Date of Publication: June 5, 2012
Source: Personal Copy
Surrounded by enemies, the once-great nation of Ravka has been torn in two by the Shadow Fold, a swath of near impenetrable darkness crawling with monsters who feast on human flesh. Now its fate may rest on the shoulders of one lonely refugee.
Alina Starkov has never been good at anything. But when her regiment is attacked on the Fold and her best friend is brutally injured, Alina reveals a dormant power that saves his life—a power that could be the key to setting her war-ravaged country free. Wrenched from everything she knows, Alina is whisked away to the royal court to be trained as a member of the Grisha, the magical elite led by the mysterious Darkling.
Yet nothing in this lavish world is what it seems. With darkness looming and an entire kingdom depending on her untamed power, Alina will have to confront the secrets of the Grisha . . . and the secrets of her heart.
Shadow and Bone is the first installment in Leigh Bardugo's Grisha Trilogy.
I probably acknowledged this book and my eventual plans of reading it a thousand times. A thousand fake acknowledgements later, I'm here to say how much I enjoyed it.
Set in a Russian-esque backdrop, Shadow and Bone tells a story of fantasy and magical powers that is unique and fascinating. Bardugo’s Grisha are glamorous, revered and feared in their brilliant Keftas. The description of Grisha life has me awed and envious of the beauty and splendour that Bardugo created in her world. I sure wouldn’t mind a midnight blue Kefta of my own.
At points in the plot I noticed some parallels to one of my favourite books, Eon by Alison Goodman. Alina reminded me of Eona, at the beginning of her journey. Like Eona, Alina is the only one of her kind and has a lot of lives resting on her new found talent. Similarly, Alina starts out as a weak, intimidated young girl and manages to grow and strengthen as a character. I can’t say she’s reached Eona’s level of growth at the end of the first Dragoneye novel, but that’s why this is a trilogy and I look forwards to seeing more of Alina.
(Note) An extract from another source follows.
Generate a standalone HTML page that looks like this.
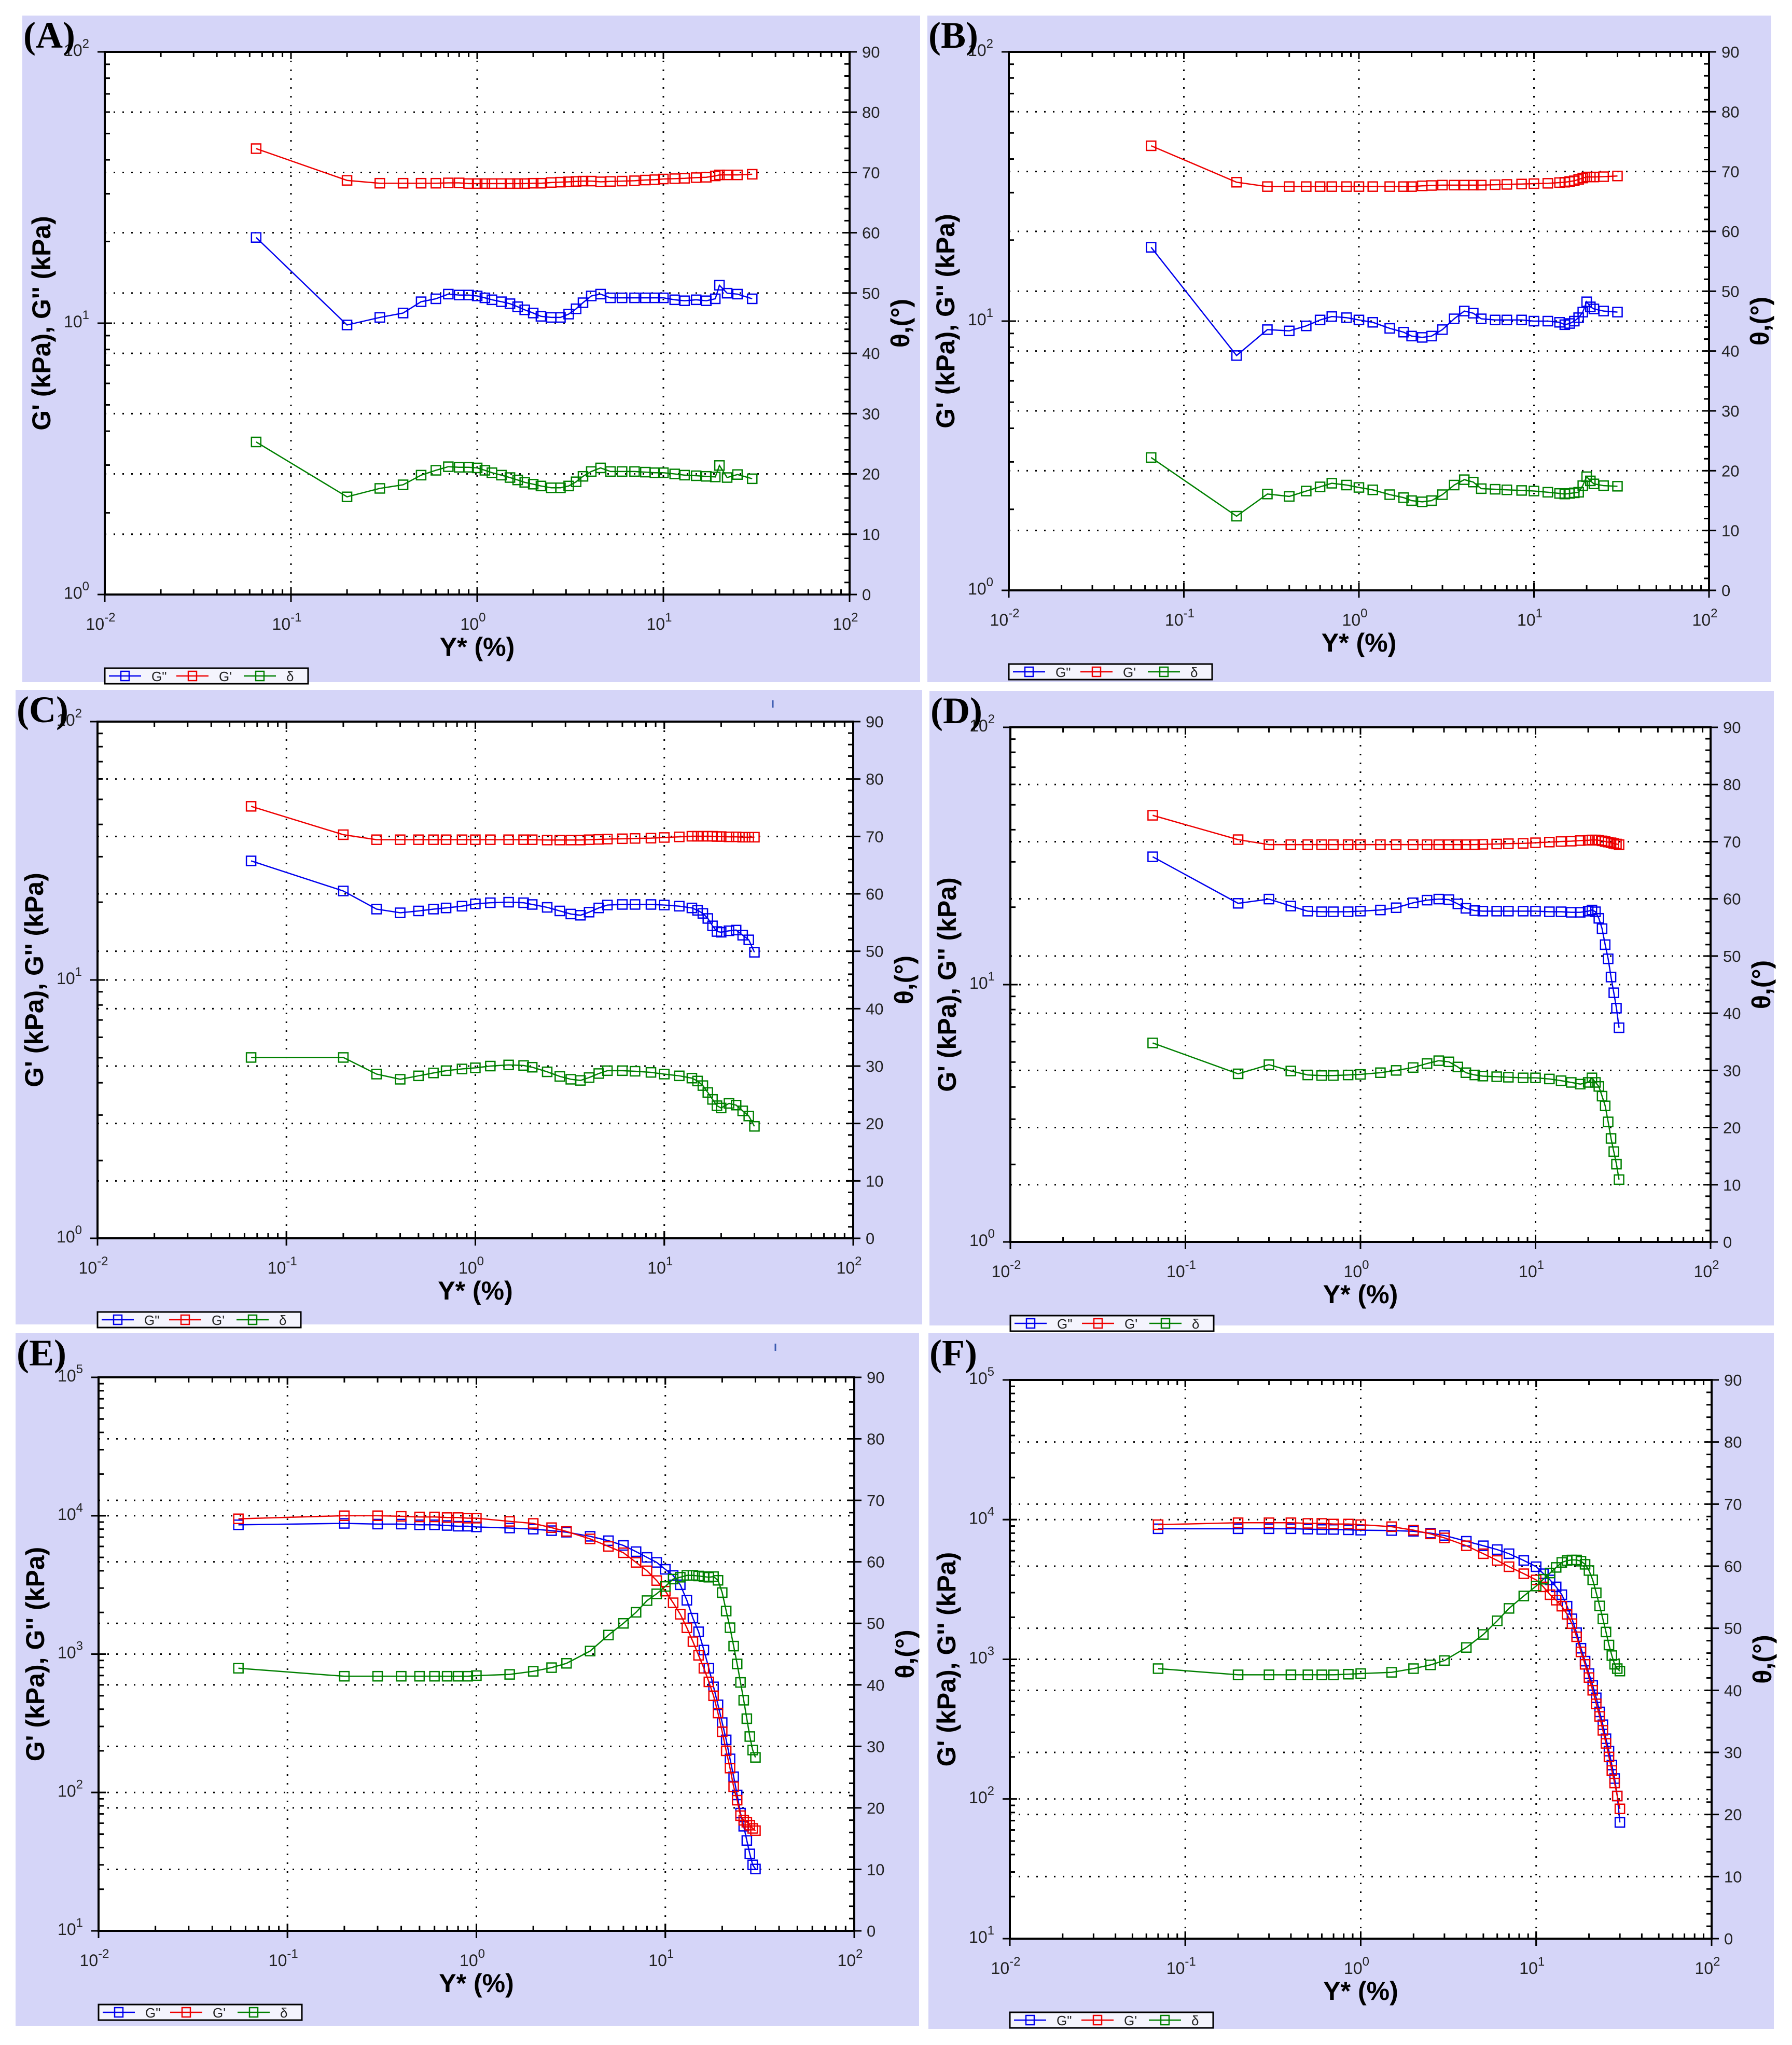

As for everyone’s favourite, the romantics of Shadow and Bone. I’m pleased to say that I adored it. Going into the series, I was quite cautious of how Bardugo was going to manage the romance between best friends. It’s not every book that the protagonist starts the story with a male friend that she actually has romantic attachments to.
I thought Mal was fantastic. The flashes to Mal and Alina’s childhood were sweet and great ways to help the reader understand a relationship that has been there far before the start of the book.
Alina also meets many new characters. Her new Grisha friends were interesting to read about though Geyna may have been the only one with much of a personality. I do wish that Bardugo spend some time fleshing out the secondary or even tertiary characters like Alina’s colleagues at the Little Palace: Marie, Nadia, Sergei, Ivan, David etc.
The Darkling was a mysterious characters as I’m sure he was meant to be. His power fascinated me and his relationship with Alina did give me some conflicting feelings. He is already someone I hate to like but like to hate... Or I just don’t know how to feel.
For all its amazingness and intricate world, Shadow and Bone did suffer from a minor case of debut noveltitis. There were some awkward scenes and dialogues, mostly between The Darkling and Alina, that I wish were done more smoothly. The Grisha terms were a little alien and hard to remember as well.
Nevertheless, Shadow and Bone has the workings of a great series. The book itself is fast-paced, interesting and well written. It is also a very quick read, clocking in at about 350 pages, and I flew through it. Fans of fantasy, Eon by Alison Goodman and good books, I think you’ve found the next best read!